NYPD Just Busted the City’s First Quarantine-Era Speakeasy

Speakeasies are back, but instead of being fun and retro, they're shady and illegal

new york illegal speakeasy
Here come the speakeasies.
Hulton Archive/Getty Images

By now, you’re probably familiar with the various tweets, memes, etc. drawing unflattering comparisons between the “roaring ’20s” and our current decade’s rocky start. There’s the whole infectious disease and stock market crash thing, and now, apparently, speakeasies are back.

But these aren’t the kinds of trendy, Instagram-friendly speakeasies that proudly advertised themselves as such in pre-pandemic times. While alcohol may not be illegal, serving it to a crowd of bar patrons is, meaning the speakeasies of the 2020s are the real, illegal deal.

Over the weekend, the NYPD busted New York’s first such pandemic-era speakeasy, Vice reported. Upon responding to a 311 non-emergency call, the cops reportedly found 12 people drinking, gambling and otherwise not socially distancing in what has been dubbed an “illegal speakeasy” in Brooklyn.

An NYPD spokesperson confirmed to Vice that 56-year-old Vasil Pando, who was operating the business without a state liquor license, was arrested and is facing eight charges, including operating an unlicensed bottle club, illegal alcohol sale, unauthorized bottling of alcoholic beverage, reckless endangerment, promoting gambling, and criminal nuisance. According to the New York Post, the arrest also makes Pando the first bar owner to be arrested for violating the city’s lockdown order.
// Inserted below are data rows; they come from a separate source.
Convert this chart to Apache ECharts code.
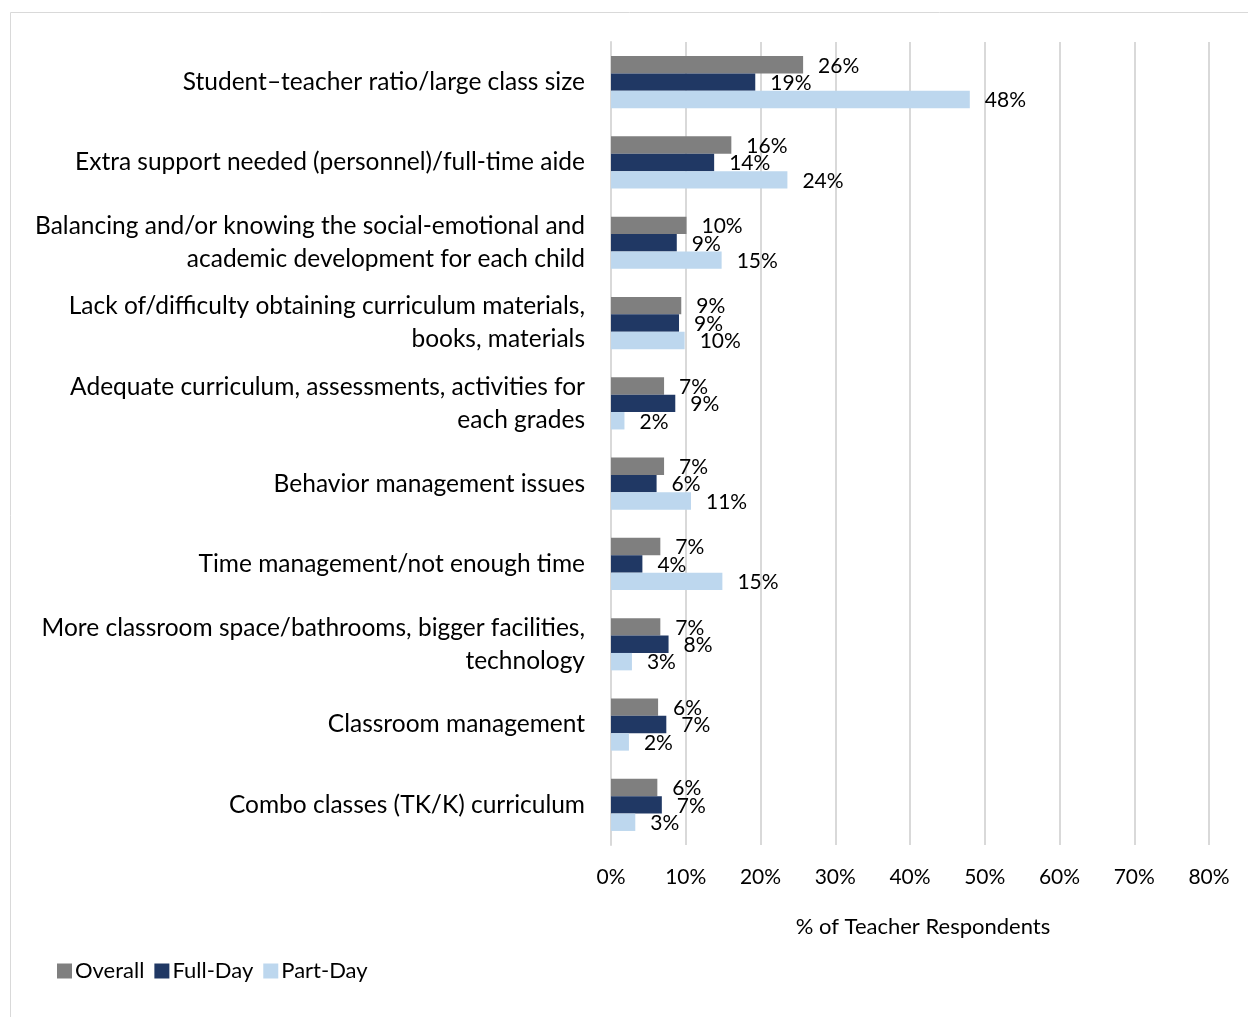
<!DOCTYPE html>
<html><head><meta charset="utf-8">
<script src="https://cdn.jsdelivr.net/npm/echarts@6/dist/echarts.min.js"></script>
<style>html,body{margin:0;padding:0;background:#fff}#c{width:1248px;height:1017px}</style>
</head><body><div id="c"></div>
<script>
const categories = [
  "Student\u2013teacher ratio/large class size",
  "Extra support needed (personnel)/full-time aide",
  "Balancing and/or knowing the social-emotional and\nacademic development for each child",
  "Lack of/difficulty obtaining curriculum materials,\nbooks, materials",
  "Adequate curriculum, assessments, activities for\neach grades",
  "Behavior management issues",
  "Time management/not enough time",
  "More classroom space/bathrooms, bigger facilities,\ntechnology",
  "Classroom management",
  "Combo classes (TK/K) curriculum"
];
const overall = [25.7, 16.1, 10.1, 9.4, 7.1, 7.1, 6.6, 6.6, 6.3, 6.2];
const fullDay = [19.3, 13.8, 8.8, 9.1, 8.6, 6.1, 4.2, 7.7, 7.4, 6.8];
const partDay = [48.0, 23.6, 14.8, 9.85, 1.8, 10.7, 14.9, 2.8, 2.4, 3.25];
const xTicks = [0, 10, 20, 30, 40, 50, 60, 70, 80];
const seriesNames = ["Overall", "Full-Day", "Part-Day"];
const colors = ["#7f7f7f", "#203864", "#bdd7ee"];

const FONT = "Lato";
const chart = echarts.init(document.getElementById('c'));
const lbl = {show: true, position: 'right', distance: 15, color: '#000', fontFamily: FONT, fontSize: 21,
  offset: [0, 1], formatter: p => Math.round(p.value) + '%'};
const mk = (name, data, i) => ({
  name, type: 'bar', data, itemStyle: {color: colors[i]}, label: lbl,
  barGap: '0%', barCategoryGap: '35%'
});
chart.setOption({
  animation: false,
  textStyle: {fontFamily: FONT},
  graphic: [{type: 'rect', shape: {x: 10.5, y: 12.5, width: 1400, height: 1200},
    style: {fill: 'none', stroke: '#d9d9d9', lineWidth: 1}, silent: true}],
  grid: {left: 611, right: 39, top: 42, bottom: 172},
  legend: {left: 52, top: 955, itemWidth: 15, itemHeight: 15, itemGap: 10,
    icon: 'rect', data: seriesNames,
    textStyle: {fontFamily: FONT, fontSize: 22, color: '#000', padding: [0, 0, 0, -2]}},
  xAxis: {type: 'value', min: xTicks[0], max: xTicks[xTicks.length - 1], interval: 10,
    name: '% of Teacher Respondents', nameLocation: 'middle', nameGap: 71,
    nameTextStyle: {fontFamily: FONT, fontSize: 22, color: '#000', padding: [0, 0, 0, 26]},
    axisLine: {show: false}, axisTick: {show: false},
    axisLabel: {formatter: v => v + '%', fontFamily: FONT, fontSize: 21, color: '#000', margin: 22},
    splitLine: {show: true, lineStyle: {color: '#d9d9d9', width: 2}}},
  yAxis: {type: 'category', data: categories, inverse: true,
    axisLine: {show: true, lineStyle: {color: '#d9d9d9', width: 2}}, axisTick: {show: false},
    axisLabel: {fontFamily: FONT, fontSize: 24.5, color: '#000', margin: 26, lineHeight: 33, align: 'right'}},
  series: [mk(seriesNames[0], overall, 0), mk(seriesNames[1], fullDay, 1), mk(seriesNames[2], partDay, 2)]
});
</script></body></html>
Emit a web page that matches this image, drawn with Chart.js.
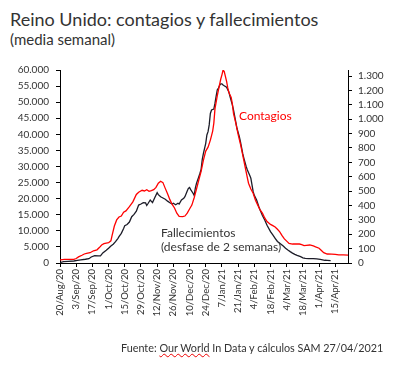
<!DOCTYPE html>
<html lang="es">
  <head>
    <meta charset="UTF-8" />
    <script src="https://cdn.jsdelivr.net/npm/chart.js"></script>
    <title>Reino Unido: contagios y fallecimientos</title>
    <style>
      * {
        padding: 0;
        margin: 0;
        box-sizing: border-box;
      }
      body {
        width: 403px;
        height: 370px;
        background: #fff;
        font-family: Lato, sans-serif;
        color: #333;
        position: relative;
        overflow: hidden;
      }
      .title {
        position: absolute;
        left: 10px;
        top: 8px;
        font-size: 18px;
        white-space: nowrap;
      }
      .subtitle {
        position: absolute;
        left: 10px;
        top: 30px;
        font-size: 15px;
      }
      .chart-box {
        position: absolute;
        left: 0;
        top: 0;
        width: 403px;
        height: 370px;
      }
      .note {
        position: absolute;
        font-size: 12px;
        white-space: nowrap;
        line-height: 14px;
      }
      .red {
        color: #ff0000;
      }
      .source {
        position: absolute;
        left: 121px;
        top: 341px;
        font-size: 10.8px;
        white-space: nowrap;
      }
      .source span {
        text-decoration: underline wavy #e00;
        text-decoration-thickness: 1px;
      }
    </style>
  </head>
  <body>
    <div class="title">Reino Unido: contagios y fallecimientos</div>
    <div class="subtitle">(media semanal)</div>
    <div class="chart-box">
      <canvas id="myChart" width="403" height="370"></canvas>
    </div>
    <div class="note red" style="left: 239px; top: 109px">Contagios</div>
    <div class="note" style="left: 161px; top: 226px">Fallecimientos<br />(desfase de 2 semanas)</div>
    <div class="source">Fuente: <span>Our World</span> In Data y cálculos SAM 27/04/2021</div>
    <script>
      // x = days since 20/Aug/20
      const tickLabels = ['20/Aug/20', '3/Sep/20', '17/Sep/20', '1/Oct/20', '15/Oct/20', '29/Oct/20',
        '12/Nov/20', '26/Nov/20', '10/Dec/20', '24/Dec/20', '7/Jan/21', '21/Jan/21', '4/Feb/21',
        '18/Feb/21', '4/Mar/21', '18/Mar/21', '1/Apr/21', '15/Apr/21'];

      // contagios (eje izquierdo)
      const casesDay = [0, 4, 8, 12, 14, 16, 19, 21, 23, 26, 29, 32, 34, 36, 38, 40, 42, 44, 45, 47,
        49, 51, 53, 55, 57, 60, 63, 66, 68, 71, 73, 75, 77, 79, 81, 83, 85, 87, 89, 91,
        93, 95, 97, 99, 101, 103, 106, 108, 110, 112, 114, 116, 118, 120, 122, 124, 126, 128, 130, 132,
        133, 134, 136, 138, 139, 140, 141, 142, 143, 144, 145, 146, 148, 149, 150, 152, 154, 156, 158, 160,
        162, 163, 165, 167, 169, 171, 173, 175, 177, 179, 182, 184, 186, 188, 190, 192, 194, 196, 198, 201,
        204, 207, 209, 211, 213, 216, 219, 221, 224, 226, 228, 231, 235, 238, 241, 245, 249];
      const cases = [1000, 1100, 1100, 1150, 1400, 1900, 2400, 2800, 3000, 3200, 3800, 4100, 4800, 5600, 6000, 6200, 6300, 6900, 8500, 11500,
        13400, 14300, 14600, 15800, 16200, 17500, 19000, 21300, 22000, 22600, 22400, 22800, 22300, 22500, 22800, 23500, 24800, 25400, 25000, 23200,
        21500, 19700, 18200, 17100, 15500, 14500, 14400, 14600, 15500, 16800, 18000, 20300, 23000, 25800, 28500, 32000, 34800, 36000, 38200, 41000,
        43500, 48000, 52000, 55500, 57200, 58500, 60000, 59500, 58000, 56500, 54500, 53000, 51500, 49500, 46500, 43500, 40000, 37000, 33500, 30000,
        26500, 24800, 23000, 21700, 19500, 18000, 16500, 15500, 14000, 12900, 12000, 11600, 11200, 10500, 9700, 8500, 7500, 6800, 6100, 5900,
        5900, 5900, 5700, 5400, 5500, 5600, 5300, 5000, 4600, 3900, 3200, 2800, 2750, 2700, 2500, 2500, 2450];

      // fallecimientos, desfase de 2 semanas (eje derecho)
      const deathsDay = [0, 3, 7, 12, 15, 18, 22, 25, 27, 30, 33, 35, 37, 40, 42, 44, 46, 48, 50, 51,
        53, 55, 56, 58, 60, 62, 64, 66, 68, 70, 72, 74, 75, 76, 78, 80, 82, 84, 85, 87,
        89, 91, 93, 95, 97, 98, 100, 102, 103, 105, 107, 108, 110, 111, 112, 113, 115, 116, 117, 118,
        120, 121, 122, 123, 124, 126, 127, 128, 129, 130, 131, 133, 134, 135, 136, 137, 138, 139, 140, 141,
        142, 144, 146, 147, 149, 150, 152, 153, 155, 156, 158, 159, 161, 162, 164, 165, 167, 168, 170, 172,
        173, 175, 177, 179, 182, 184, 186, 188, 190, 193, 195, 197, 199, 201, 203, 205, 208, 210, 212, 215,
        219, 222, 225, 227, 229, 231, 234];
      const deaths = [3, 9, 11, 14, 18, 22, 26, 30, 42, 51, 50, 49, 70, 88, 102, 118, 130, 148, 170, 183,
        206, 240, 260, 268, 285, 322, 338, 360, 403, 410, 420, 418, 400, 412, 438, 420, 455, 489, 475, 461,
        452, 443, 430, 419, 410, 415, 405, 415, 410, 438, 450, 461, 500, 519, 525, 510, 485, 470, 520, 554,
        600, 624, 650, 720, 763, 832, 890, 913, 960, 1040, 1064, 1070, 1111, 1160, 1205, 1215, 1235, 1245, 1245, 1238,
        1232, 1222, 1190, 1157, 1100, 1064, 980, 937, 880, 844, 760, 728, 670, 647, 610, 590, 496, 470, 438, 390,
        369, 330, 299, 262, 218, 195, 172, 150, 137, 118, 102, 90, 79, 69, 60, 53, 44, 36, 32, 31,
        30, 28, 25, 22, 19, 18, 16];

      const toPoints = (xs, ys) => xs.map((x, i) => ({ x: x, y: ys[i] }));
      const fmt = (v) => String(v).replace(/\B(?=(\d{3})+(?!\d))/g, '.');
      const tickFont = { family: 'Lato', size: 10 };
      const stepTicks = (last, step) => {
        const out = [];
        for (let v = 0; v <= last; v += step) out.push({ value: v });
        return out;
      };

      const config = {
        type: 'line',
        data: {
          datasets: [
            {
              label: 'Contagios',
              data: toPoints(casesDay, cases),
              borderColor: '#ff0000',
              borderWidth: 1.3,
              pointRadius: 0,
              tension: 0,
              yAxisID: 'y',
            },
            {
              label: 'Fallecimientos',
              data: toPoints(deathsDay, deaths),
              borderColor: '#1c1c28',
              borderWidth: 1.3,
              pointRadius: 0,
              tension: 0,
              yAxisID: 'y2',
            },
          ],
        },
        options: {
          responsive: false,
          animation: false,
          layout: { padding: { top: 70, left: 0, right: 0, bottom: 0 } },
          plugins: { legend: { display: false }, tooltip: { enabled: false } },
          scales: {
            x: {
              type: 'linear',
              min: 0,
              max: 249,
              grid: { drawOnChartArea: false, tickLength: 4, color: '#000' },
              border: { color: '#000' },
              afterBuildTicks: (s) => { s.ticks = stepTicks(238, 14); },
              afterFit: (s) => { s.height = 107; },
              ticks: {
                autoSkip: false,
                minRotation: 90,
                maxRotation: 90,
                padding: 2,
                color: '#333',
                font: { family: 'Lato', size: 9.5 },
                callback: (v) => tickLabels[v / 14],
              },
            },
            y: {
              position: 'left',
              min: 0,
              max: 60000,
              grid: { drawOnChartArea: false, tickLength: 4, color: '#000' },
              border: { color: '#000' },
              afterFit: (s) => { s.width = 60; },
              ticks: { stepSize: 5000, autoSkip: false, padding: 7, color: '#333', font: tickFont, callback: (v) => fmt(v) },
            },
            y2: {
              position: 'right',
              min: 0,
              max: 1342,
              grid: { drawOnChartArea: false, tickLength: 4, color: '#000' },
              border: { color: '#000' },
              afterBuildTicks: (s) => { s.ticks = stepTicks(1300, 100); },
              afterFit: (s) => { s.width = 55; },
              ticks: { autoSkip: false, padding: 6, color: '#333', font: tickFont, callback: (v) => fmt(v) },
            },
          },
        },
      };
      const myChart = new Chart(document.getElementById('myChart'), config);
    </script>
  </body>
</html>
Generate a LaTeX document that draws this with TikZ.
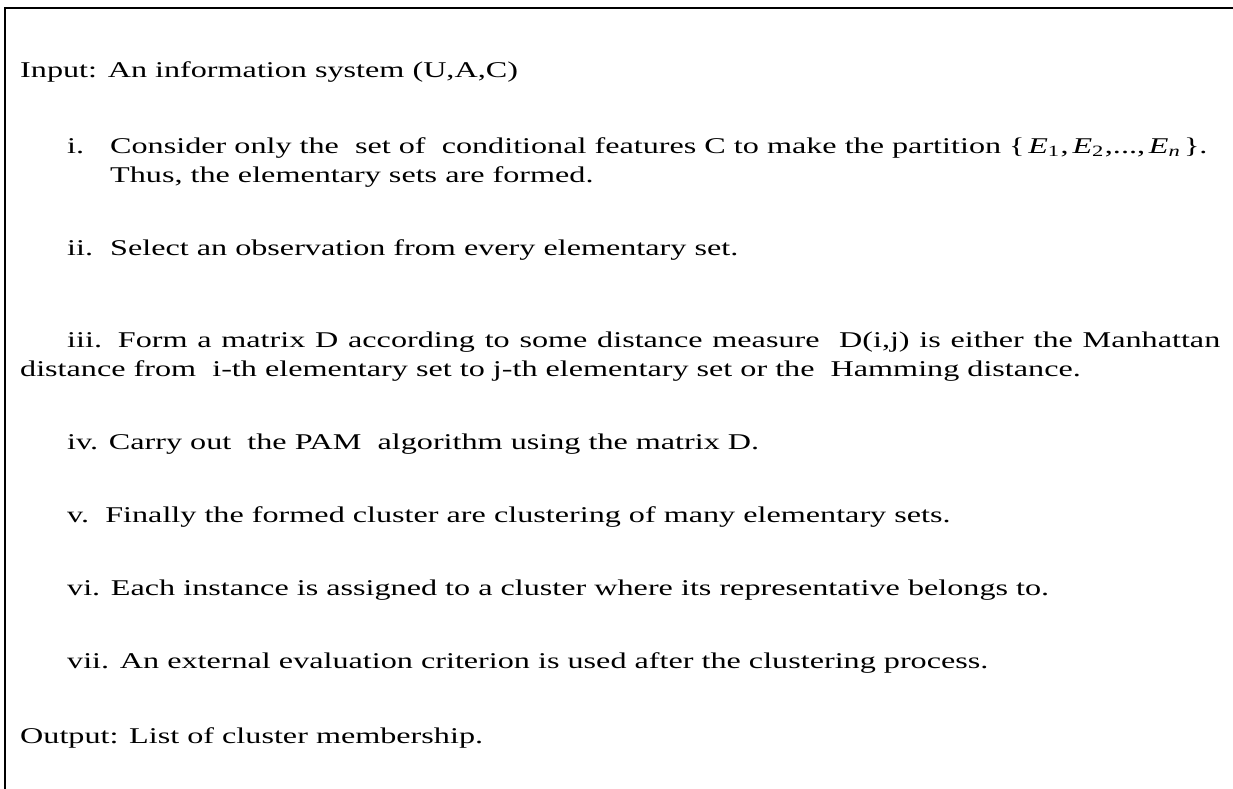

On Sunday, Mayor Bill de Blasio announced that New Yorkers could face up to a $500 fine for ignoring social distancing orders, reminding everyone that NYPD officers will be visiting restaurants, bars, stores and other public spaces to monitor social distancing practices.

“They’re going to give people every chance to listen, and if anyone doesn’t listen, then they deserve a fine at this point. I don’t want to fine people when so many folks are going through economic distress, but if they haven’t gotten the message by now, and they don’t get the message when an enforcement officer’s staring them in the face … that person then deserves the fine, so we’re going to proceed with that,” de Blasio said on Sunday. “You’ve been warned and warned and warned again.”